* Requirements
Report every line from the material that contains the word "diagram".

* Data
╔══

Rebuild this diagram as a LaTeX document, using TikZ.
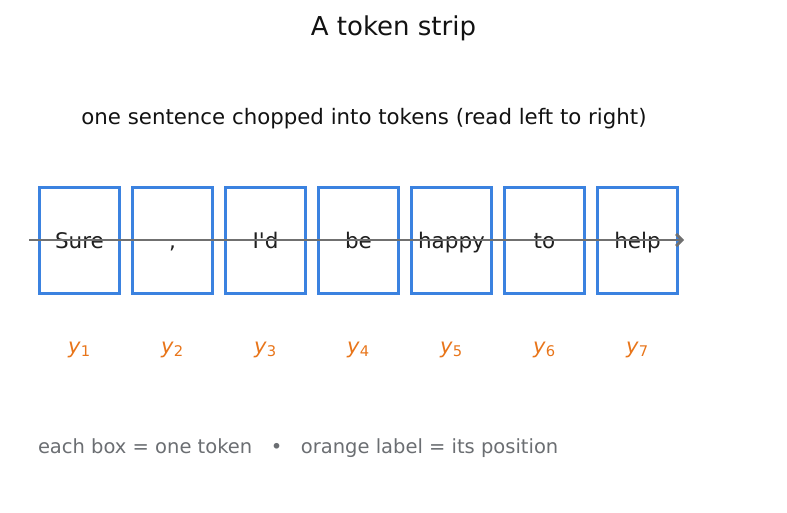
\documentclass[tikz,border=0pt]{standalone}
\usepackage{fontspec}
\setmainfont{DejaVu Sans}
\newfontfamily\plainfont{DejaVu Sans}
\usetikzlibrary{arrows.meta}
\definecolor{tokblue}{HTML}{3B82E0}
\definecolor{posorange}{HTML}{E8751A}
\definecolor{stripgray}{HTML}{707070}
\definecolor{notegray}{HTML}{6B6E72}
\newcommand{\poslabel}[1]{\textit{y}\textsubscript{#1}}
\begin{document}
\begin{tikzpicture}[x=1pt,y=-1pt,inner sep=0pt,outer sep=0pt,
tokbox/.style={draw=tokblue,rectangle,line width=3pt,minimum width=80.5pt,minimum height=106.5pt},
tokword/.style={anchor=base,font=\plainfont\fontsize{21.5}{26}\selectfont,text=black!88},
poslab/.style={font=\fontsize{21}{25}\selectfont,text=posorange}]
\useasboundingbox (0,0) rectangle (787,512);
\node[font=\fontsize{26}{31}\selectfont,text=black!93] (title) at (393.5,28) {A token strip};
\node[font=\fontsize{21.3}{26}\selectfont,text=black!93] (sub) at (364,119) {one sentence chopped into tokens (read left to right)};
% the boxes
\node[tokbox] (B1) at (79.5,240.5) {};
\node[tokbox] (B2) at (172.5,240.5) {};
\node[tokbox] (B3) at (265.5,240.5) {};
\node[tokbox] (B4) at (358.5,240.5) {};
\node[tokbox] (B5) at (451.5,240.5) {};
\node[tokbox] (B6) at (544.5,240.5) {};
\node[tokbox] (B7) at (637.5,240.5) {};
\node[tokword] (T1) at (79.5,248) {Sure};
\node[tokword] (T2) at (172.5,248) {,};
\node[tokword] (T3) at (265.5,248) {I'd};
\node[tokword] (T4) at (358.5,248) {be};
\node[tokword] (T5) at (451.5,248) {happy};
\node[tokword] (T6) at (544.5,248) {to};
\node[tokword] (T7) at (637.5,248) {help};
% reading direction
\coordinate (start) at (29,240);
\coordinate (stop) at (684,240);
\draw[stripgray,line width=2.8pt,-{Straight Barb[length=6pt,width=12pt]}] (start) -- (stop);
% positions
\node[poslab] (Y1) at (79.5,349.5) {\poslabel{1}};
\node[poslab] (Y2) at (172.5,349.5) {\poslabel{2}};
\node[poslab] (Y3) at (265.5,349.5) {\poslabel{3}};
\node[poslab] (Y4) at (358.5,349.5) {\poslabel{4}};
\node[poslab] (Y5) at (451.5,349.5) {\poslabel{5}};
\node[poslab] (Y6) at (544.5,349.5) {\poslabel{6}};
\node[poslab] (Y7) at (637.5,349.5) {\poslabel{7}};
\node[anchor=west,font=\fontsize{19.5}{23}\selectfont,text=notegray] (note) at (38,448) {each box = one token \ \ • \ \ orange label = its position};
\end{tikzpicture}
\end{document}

╚══
╔══

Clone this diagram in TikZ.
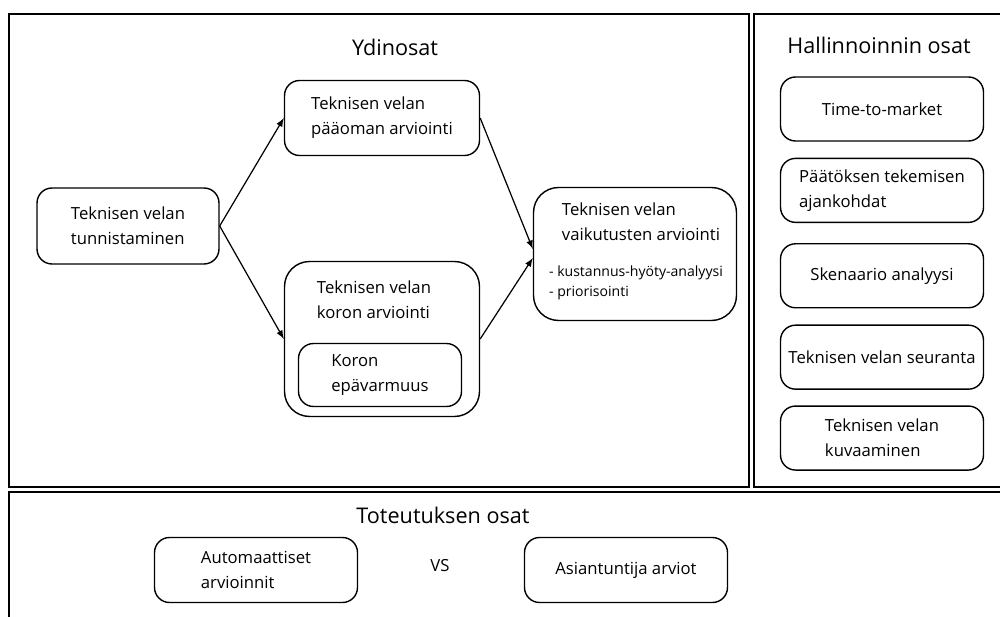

╚══

* Problem solution
Rebuild this diagram as a LaTeX document, using TikZ.
Clone this diagram in TikZ.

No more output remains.